Morei no Rio até 2004, onde fiz várias novelas. Em 2003 fui fazer uma peça em São Paulo e logo me identifiquei com a cidade e me encantei pelas pessoas e pelo jeito que as coisas funcionavam por lá. Aí me mudei definitivamente em 2004 e, aos poucos, fui tendo a oportunidade de trabalhar e aprender com grandes diretores e atores. Um dia, percebi que não era mais uma forasteira, eu já me sentia perfeitamente inserida na cena teatral paulistana. Hoje, de fato, sinto que pertenço a esse lugar.

Ultimamente você vem assumindo a função de produtora. Como é produzir cultura em um país que não a valoriza.
É sempre difícil, né? Precisa ter muito amor pelo teatro para entrar nessa atividade. Para mim esse foi um caminho natural. Assim como outros tantos atores e atrizes, também quero ser dona dos meus projetos. Mas isso não significa que eu não quero mais trabalhar para outros produtores, realizadores. Eu só quero que essa seja mais uma alternativa para mim, sem impedir ou anular a minha participação em projetos capitaneados ou produzidos por outras pessoas. A ideia é ampliar o leque de possibilidades, não restringi-lo.

Me fale de “Madame Blavatsky – Amores Ocultos”, peça que você produziu e vai encenar no Rio paralelamente ao musical sobre a Rita Lee?
No Rio, “Madame Blavatsky” terá apenas quatro apresentações, em noites de quarta-feira, no Teatro Prio, no Jockey Club. Se der certo, depois a gente pode voltar à cidade para uma temporada de verdade. É uma peça que brinca com os limites da ficção, investigando convenções da representação teatral e simulando, através do texto, uma incorporação mediúnica. Em cena, o espírito de Helena Blavatsky, fundadora da Sociedade Teosófica, exige retornar a um teatro, utilizando-se do corpo de uma atriz, para colocar a sua controversa história em pratos limpos.

 

A atriz em cena do monólogo “Madame Blavatsky – Amores Ocultos” – foto Gatú Filmes

 

Helena Petrovna Blavatsky foi uma mulher bem menos solar e bem mais introspectiva que a Rita Lee. Tem sido difícil incorporá-la no palco? E, neste caso, o termo “incorporar” está em seu sentido bem literal, já que você encarna o espírito dela na peça, não?
A Rita e a Blavatsky são diferentes, mas conectadas em muitos aspectos. Ambas são meio bruxas, e as duas, por serem capricornianas, têm em comum muitas das características típicas das pessoas desse signo. E as duas morreram no mesmo dia, 8 de maio, olha só!

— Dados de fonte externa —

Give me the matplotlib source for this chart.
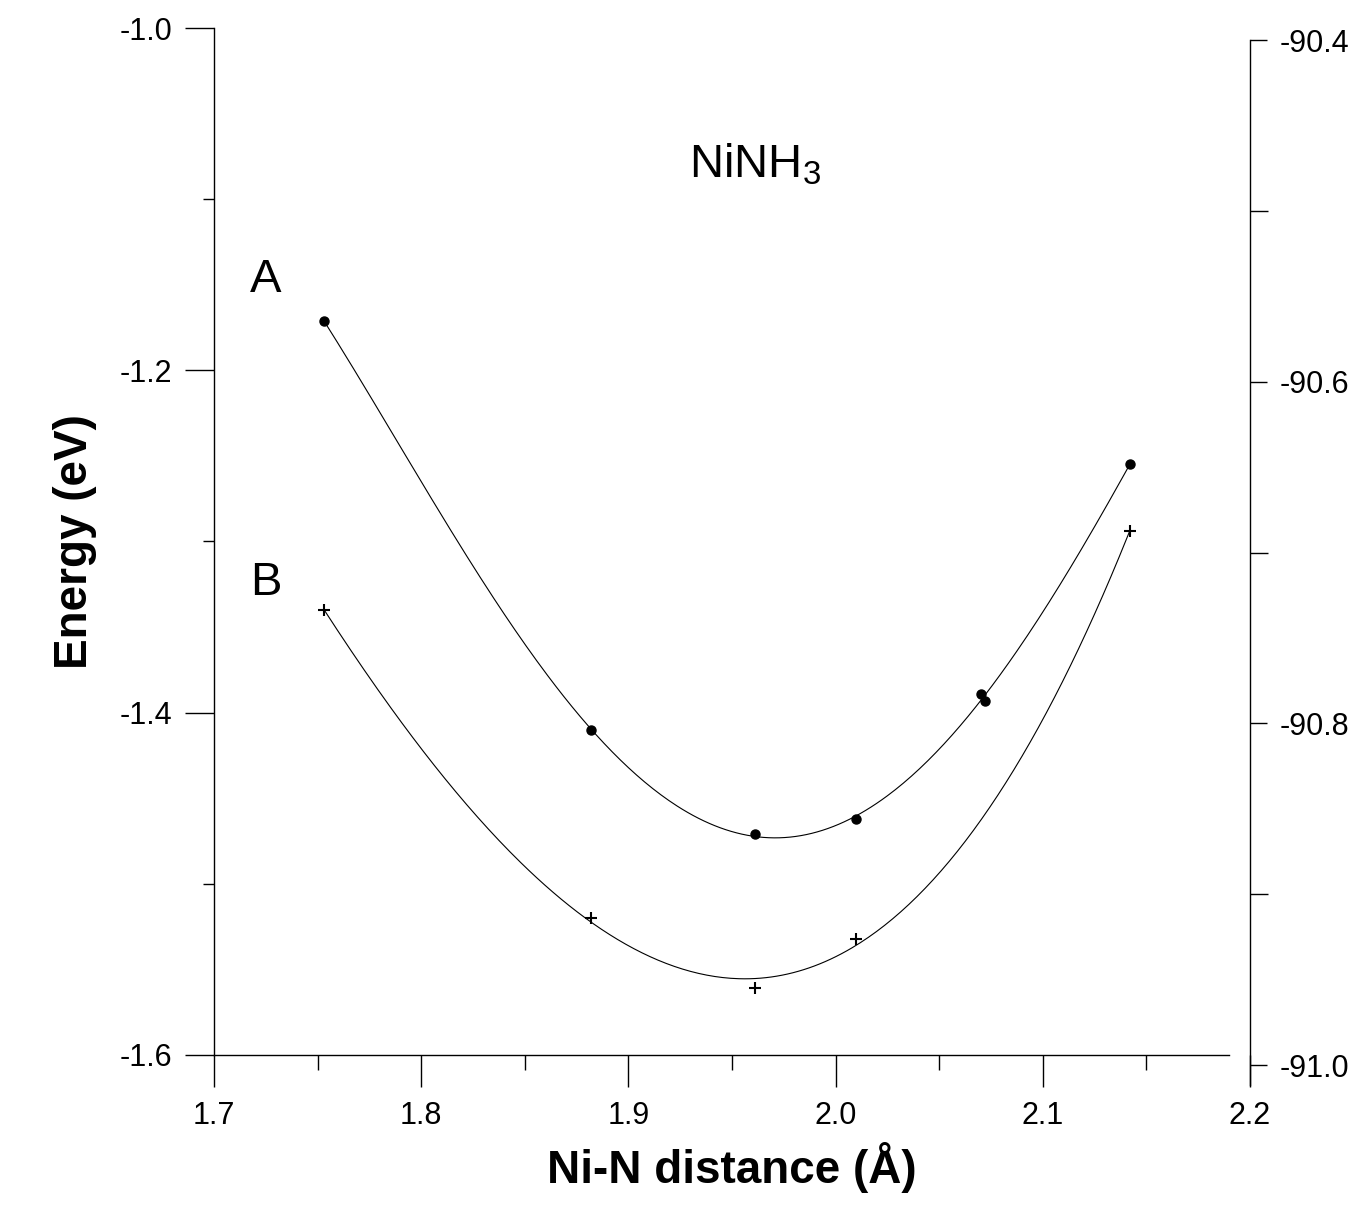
import numpy as np
import matplotlib.pyplot as plt
from matplotlib.ticker import MultipleLocator, FormatStrFormatter

plt.rcParams['font.family'] = ['Liberation Sans', 'DejaVu Sans']

# curve A (filled dots)
dist_a = [1.753, 1.882, 1.961, 2.010, 2.070, 2.072, 2.142]
energy_a = [-1.171, -1.410, -1.471, -1.462, -1.389, -1.393, -1.255]
# curve B (crosses)
dist_b = [1.753, 1.882, 1.961, 2.010, 2.142]
energy_b = [-1.340, -1.520, -1.561, -1.532, -1.294]


def fit_curve(x, y, deg=3):
    """smooth fit through the points, like the original plot"""
    c = np.polyfit(x, y, deg)
    xs = np.linspace(min(x), max(x), 300)
    return xs, np.polyval(c, xs)


fig = plt.figure(figsize=(13.66, 12.23), dpi=100)
ax = fig.add_axes([0.1567, 0.1374, 0.7584, 0.8397])

xa, ya = fit_curve(dist_a, energy_a, 4)
xb, yb = fit_curve(dist_b, energy_b, 3)
ax.plot(xa, ya, color="black", lw=0.8)
ax.plot(xb, yb, color="black", lw=0.8)
ax.plot(dist_a, energy_a, "o", color="black", ms=6.5)
ax.plot(dist_b, energy_b, "+", color="black", ms=9, mew=1.5)

ax.set_xlim(1.7, 2.2)
ax.set_ylim(-1.6, -1.0)
ax.xaxis.set_major_locator(MultipleLocator(0.1))
ax.xaxis.set_minor_locator(MultipleLocator(0.05))
ax.yaxis.set_major_locator(MultipleLocator(0.2))
ax.yaxis.set_minor_locator(MultipleLocator(0.1))
ax.xaxis.set_major_formatter(FormatStrFormatter("%.1f"))
ax.yaxis.set_major_formatter(FormatStrFormatter("%.1f"))

ax.spines["top"].set_visible(False)
ax.spines["right"].set_visible(False)
ax.spines["bottom"].set_bounds(1.7, 2.19)
for s in ["left", "bottom"]:
    ax.spines[s].set_linewidth(1.0)

ax.tick_params(axis="y", which="major", direction="out", length=21, width=1.0,
               labelsize=22, pad=9)
ax.tick_params(axis="y", which="minor", direction="out", length=8, width=1.0)
ax.tick_params(axis="x", which="major", direction="out", length=23, width=1.0,
               labelsize=22, pad=10)
ax.tick_params(axis="x", which="minor", direction="out", length=11, width=1.0)

ax.set_xlabel("Ni-N distance (Å)", fontsize=33, fontweight="bold", labelpad=8)
ax.set_ylabel("Energy (eV)", fontsize=33, fontweight="bold", labelpad=16)

ax.text(1.725, -1.147, "A", fontsize=34, ha="center", va="center")
ax.text(1.725, -1.324, "B", fontsize=34, ha="center", va="center")
ax.text(1.929, -1.080, r"$\mathregular{NiNH_3}$", fontsize=34, ha="left", va="center")

# second energy scale on the right (sits a little lower in the original)
ax2 = fig.add_axes([0.1567, 1 - 1085 / 1223, 0.7584, 1045 / 1223])
ax2.patch.set_visible(False)
for s in ["top", "left", "bottom"]:
    ax2.spines[s].set_visible(False)
ax2.spines["right"].set_linewidth(1.0)
ax2.set_xlim(1.7, 2.2)
ax2.set_ylim(-91.0117, -90.4)
ax2.xaxis.set_visible(False)
ax2.yaxis.tick_right()
ax2.yaxis.set_major_locator(MultipleLocator(0.2))
ax2.yaxis.set_minor_locator(MultipleLocator(0.1))
ax2.yaxis.set_major_formatter(FormatStrFormatter("%.1f"))
ax2.tick_params(axis="y", which="major", direction="out", length=12, width=1.0,
                labelsize=22, pad=9)
ax2.tick_params(axis="y", which="minor", direction="out", length=13, width=1.0)

fig.savefig("out.png", dpi=100)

A peça tem muito metateatro, o tempo todo a gente fala do ato de fazer teatro. E, ao contrário do que acontece com o musical da Rita Lee, eu não preciso tentar falar ou me mexer como a Blavatsky. Ninguém sabe como era a voz dela, como se movia, qual era o seu gestual. Ela morreu em 1891, tudo o que temos dela são seus escritos e algumas fotos. Eu me sinto muito livre para interpretá-la. Aliás, eu não a interpreto, no palco eu sou a Mel encarnando o espírito dela.

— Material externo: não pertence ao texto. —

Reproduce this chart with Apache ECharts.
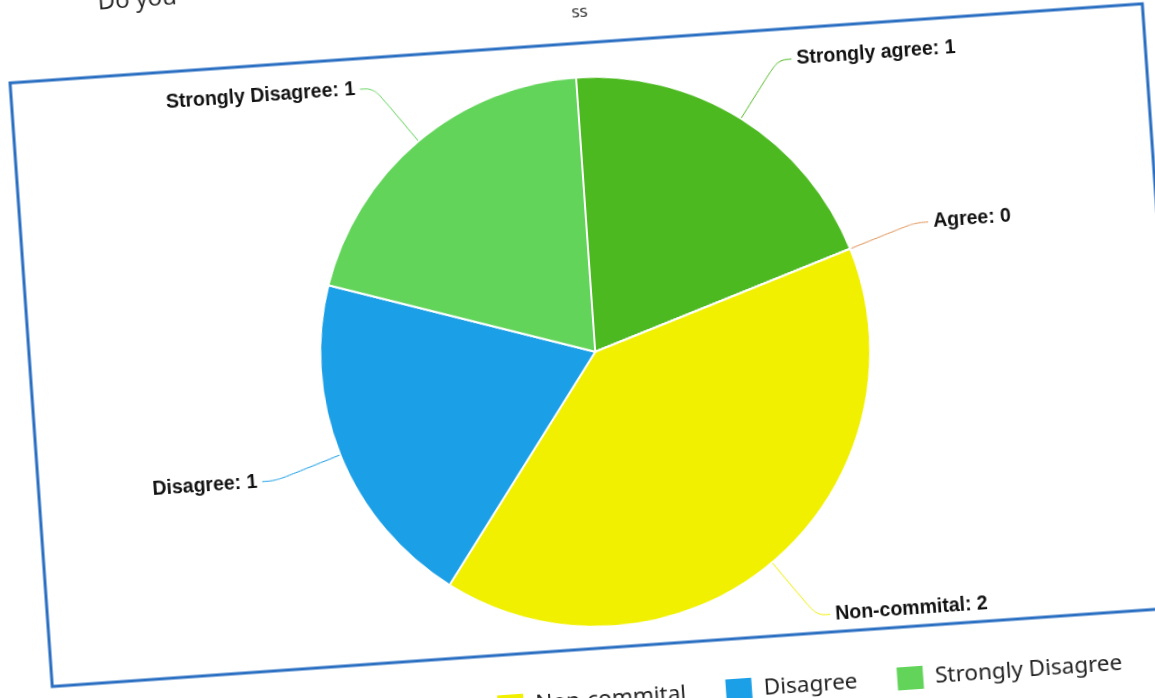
<!DOCTYPE html>
<html>
<head>
<meta charset="utf-8">
<script src="https://cdn.jsdelivr.net/npm/echarts@6/dist/echarts.min.js"></script>
<style>
html,body{margin:0;padding:0;width:1155px;height:698px;overflow:hidden;background:#fff;}
#chart{position:absolute;left:0;top:-60px;width:1200px;height:820px;transform-origin:578px 409px;transform:rotate(-4deg);}
</style>
</head>
<body>
<div id="chart"></div>
<script>
const categories = ['Strongly agree', 'Agree', 'Non-commital', 'Disagree', 'Strongly Disagree'];
const counts = [1, 0, 2, 1, 1];
const colors = ['#4cb920', '#e0955a', '#f0f000', '#1b9fe6', '#62d45a'];
const headerLeft = 'Do you';
const headerCenter = 'ss';

const chart = echarts.init(document.getElementById('chart'));
chart.setOption({
  animation: false,
  backgroundColor: '#ffffff',
  color: colors,
  title: [
    { text: headerLeft, left: 118, top: 13, textStyle: { fontFamily: 'Open Sans', fontSize: 24, fontWeight: 'normal', color: '#222' } },
    { text: headerCenter, left: 598, top: 60, textAlign: 'center', textStyle: { fontFamily: 'Open Sans', fontSize: 17, fontWeight: 'normal', color: '#222' } }
  ],
  graphic: [
    { type: 'rect', shape: { x: 30, y: 104, width: 1135, height: 605 }, style: { fill: 'none', stroke: '#2a6fc2', lineWidth: 3 }, z: 0 }
  ],
  legend: {
    data: categories,
    right: 96,
    top: 742,
    icon: 'rect',
    itemWidth: 28,
    itemHeight: 25,
    itemGap: 38,
    textStyle: { fontFamily: 'Noto Sans', fontSize: 22.5, color: '#222', padding: [0, 0, 0, 6] }
  },
  series: [{
    type: 'pie',
    center: [595, 413],
    radius: 275,
    startAngle: 90,
    clockwise: true,
    avoidLabelOverlap: false,
    itemStyle: { borderColor: '#ffffff', borderWidth: 2 },
    label: {
      show: true,
      formatter: '{b}: {c}',
      fontFamily: 'Liberation Sans',
      fontWeight: 'bold',
      fontSize: 19.5,
      color: '#111',
      distanceToLabelLine: 5
    },
    labelLine: { show: true, length: 69, length2: 14, smooth: 0.4, lineStyle: { width: 1 } },
    data: categories.map((c, i) => ({ name: c, value: counts[i] }))
  }]
});
</script>
</body>
</html>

Trazer uma mulher ucraniana aos palcos nesse momento foi uma escolha intencional por causa da situação do país, invadido pela Rússia desde 2022?
Não. A primeira vez que encenei essa peça foi como solo on-line, na pandemia, quando os teatros estavam fechados. Foi antes do início dessa guerra.

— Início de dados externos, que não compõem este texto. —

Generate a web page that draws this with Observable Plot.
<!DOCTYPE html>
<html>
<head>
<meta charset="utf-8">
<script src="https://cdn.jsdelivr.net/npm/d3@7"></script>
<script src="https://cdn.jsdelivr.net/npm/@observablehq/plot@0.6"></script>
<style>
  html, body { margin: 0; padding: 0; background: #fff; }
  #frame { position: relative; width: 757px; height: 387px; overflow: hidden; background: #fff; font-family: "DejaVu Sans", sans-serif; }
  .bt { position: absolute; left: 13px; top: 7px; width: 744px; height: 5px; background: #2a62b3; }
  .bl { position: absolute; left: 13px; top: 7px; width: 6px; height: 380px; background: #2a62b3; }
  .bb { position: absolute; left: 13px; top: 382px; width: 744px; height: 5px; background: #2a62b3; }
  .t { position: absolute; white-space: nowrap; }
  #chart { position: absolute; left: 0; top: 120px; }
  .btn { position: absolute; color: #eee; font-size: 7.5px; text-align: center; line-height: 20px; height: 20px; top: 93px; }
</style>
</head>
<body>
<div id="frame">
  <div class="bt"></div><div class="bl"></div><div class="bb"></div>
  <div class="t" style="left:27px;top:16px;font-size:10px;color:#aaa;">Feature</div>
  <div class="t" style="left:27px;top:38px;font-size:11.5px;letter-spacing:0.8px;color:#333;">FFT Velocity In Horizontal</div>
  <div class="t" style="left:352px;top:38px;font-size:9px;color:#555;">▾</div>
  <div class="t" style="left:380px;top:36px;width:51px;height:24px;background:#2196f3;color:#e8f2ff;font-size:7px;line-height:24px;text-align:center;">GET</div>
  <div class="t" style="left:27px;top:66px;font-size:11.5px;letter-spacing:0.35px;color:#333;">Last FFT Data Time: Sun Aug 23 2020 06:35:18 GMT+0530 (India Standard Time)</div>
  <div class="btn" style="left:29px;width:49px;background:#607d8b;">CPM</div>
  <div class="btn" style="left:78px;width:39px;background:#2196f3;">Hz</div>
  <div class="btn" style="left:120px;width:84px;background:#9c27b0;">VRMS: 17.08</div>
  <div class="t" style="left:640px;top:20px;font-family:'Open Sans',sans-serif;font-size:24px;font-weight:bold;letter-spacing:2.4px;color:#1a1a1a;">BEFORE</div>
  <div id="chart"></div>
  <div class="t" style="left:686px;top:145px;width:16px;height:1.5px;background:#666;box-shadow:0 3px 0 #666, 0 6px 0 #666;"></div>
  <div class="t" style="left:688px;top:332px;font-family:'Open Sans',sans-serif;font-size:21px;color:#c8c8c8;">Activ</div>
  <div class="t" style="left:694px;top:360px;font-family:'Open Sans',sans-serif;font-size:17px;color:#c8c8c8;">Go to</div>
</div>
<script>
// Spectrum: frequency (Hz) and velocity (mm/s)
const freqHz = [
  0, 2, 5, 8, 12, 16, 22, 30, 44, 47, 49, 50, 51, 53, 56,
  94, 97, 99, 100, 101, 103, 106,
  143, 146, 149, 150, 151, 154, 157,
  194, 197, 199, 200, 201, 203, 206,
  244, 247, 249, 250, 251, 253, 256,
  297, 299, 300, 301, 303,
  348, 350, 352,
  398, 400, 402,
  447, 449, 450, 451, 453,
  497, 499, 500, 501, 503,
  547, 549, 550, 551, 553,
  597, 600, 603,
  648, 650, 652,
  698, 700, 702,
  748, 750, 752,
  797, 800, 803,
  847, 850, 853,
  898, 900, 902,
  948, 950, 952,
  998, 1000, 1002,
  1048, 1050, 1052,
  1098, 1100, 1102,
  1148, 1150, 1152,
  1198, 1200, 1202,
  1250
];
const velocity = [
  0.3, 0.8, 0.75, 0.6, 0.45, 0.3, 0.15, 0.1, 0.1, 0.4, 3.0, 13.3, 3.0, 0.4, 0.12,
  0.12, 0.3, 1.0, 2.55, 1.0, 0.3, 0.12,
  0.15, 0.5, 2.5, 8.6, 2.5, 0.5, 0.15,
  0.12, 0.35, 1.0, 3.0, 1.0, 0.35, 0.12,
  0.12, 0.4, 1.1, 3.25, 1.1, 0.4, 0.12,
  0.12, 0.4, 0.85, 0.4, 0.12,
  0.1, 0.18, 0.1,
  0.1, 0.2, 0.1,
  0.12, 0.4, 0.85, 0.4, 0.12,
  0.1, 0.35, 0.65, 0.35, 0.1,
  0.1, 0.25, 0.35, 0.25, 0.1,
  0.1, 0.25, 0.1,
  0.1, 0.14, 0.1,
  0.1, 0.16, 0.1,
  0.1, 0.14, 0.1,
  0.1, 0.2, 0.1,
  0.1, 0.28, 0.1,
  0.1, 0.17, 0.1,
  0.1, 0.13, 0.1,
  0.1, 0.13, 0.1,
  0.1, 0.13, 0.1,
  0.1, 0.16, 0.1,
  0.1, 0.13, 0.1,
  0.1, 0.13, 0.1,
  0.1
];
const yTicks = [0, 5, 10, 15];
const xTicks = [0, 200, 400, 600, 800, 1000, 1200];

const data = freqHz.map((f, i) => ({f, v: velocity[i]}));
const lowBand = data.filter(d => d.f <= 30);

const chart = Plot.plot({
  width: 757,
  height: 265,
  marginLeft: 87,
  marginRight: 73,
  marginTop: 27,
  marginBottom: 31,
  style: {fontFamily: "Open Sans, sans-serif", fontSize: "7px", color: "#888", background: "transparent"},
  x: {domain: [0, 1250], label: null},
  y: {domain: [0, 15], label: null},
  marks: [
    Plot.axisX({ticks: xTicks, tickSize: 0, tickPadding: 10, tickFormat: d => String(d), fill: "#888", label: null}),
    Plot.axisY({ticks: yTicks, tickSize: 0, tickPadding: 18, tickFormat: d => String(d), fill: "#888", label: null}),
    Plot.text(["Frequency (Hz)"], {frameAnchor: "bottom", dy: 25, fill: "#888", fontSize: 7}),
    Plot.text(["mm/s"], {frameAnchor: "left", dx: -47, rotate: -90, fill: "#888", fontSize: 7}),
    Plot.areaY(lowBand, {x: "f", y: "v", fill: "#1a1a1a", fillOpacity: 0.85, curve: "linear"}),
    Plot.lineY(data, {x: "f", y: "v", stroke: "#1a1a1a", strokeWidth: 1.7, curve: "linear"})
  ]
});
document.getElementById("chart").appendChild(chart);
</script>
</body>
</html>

Quais outras mulheres poderosas você gostaria de viver no palco?
Várias outras, felizmente! É difícil enumerá-las. Mas digo que Medéia [de Eurípedes] é um personagem que me cativa.

Para encerrar, a Rita Lee fechou sua autobiografia dizendo se orgulhar de ter feito muita gente feliz. E você? Se orgulha de quê? De ter feito muita gente refletir? Recordar? Se divertir?
A arte tem o poder de tocar e transformar as pessoas. Eu me orgulho de, ao longo desses vinte e tantos anos de trabalho na TV e no teatro, ter auxiliado de alguma maneira na transformação de muita gente. A vida presta. É um trabalho árduo, mas que vale a pena.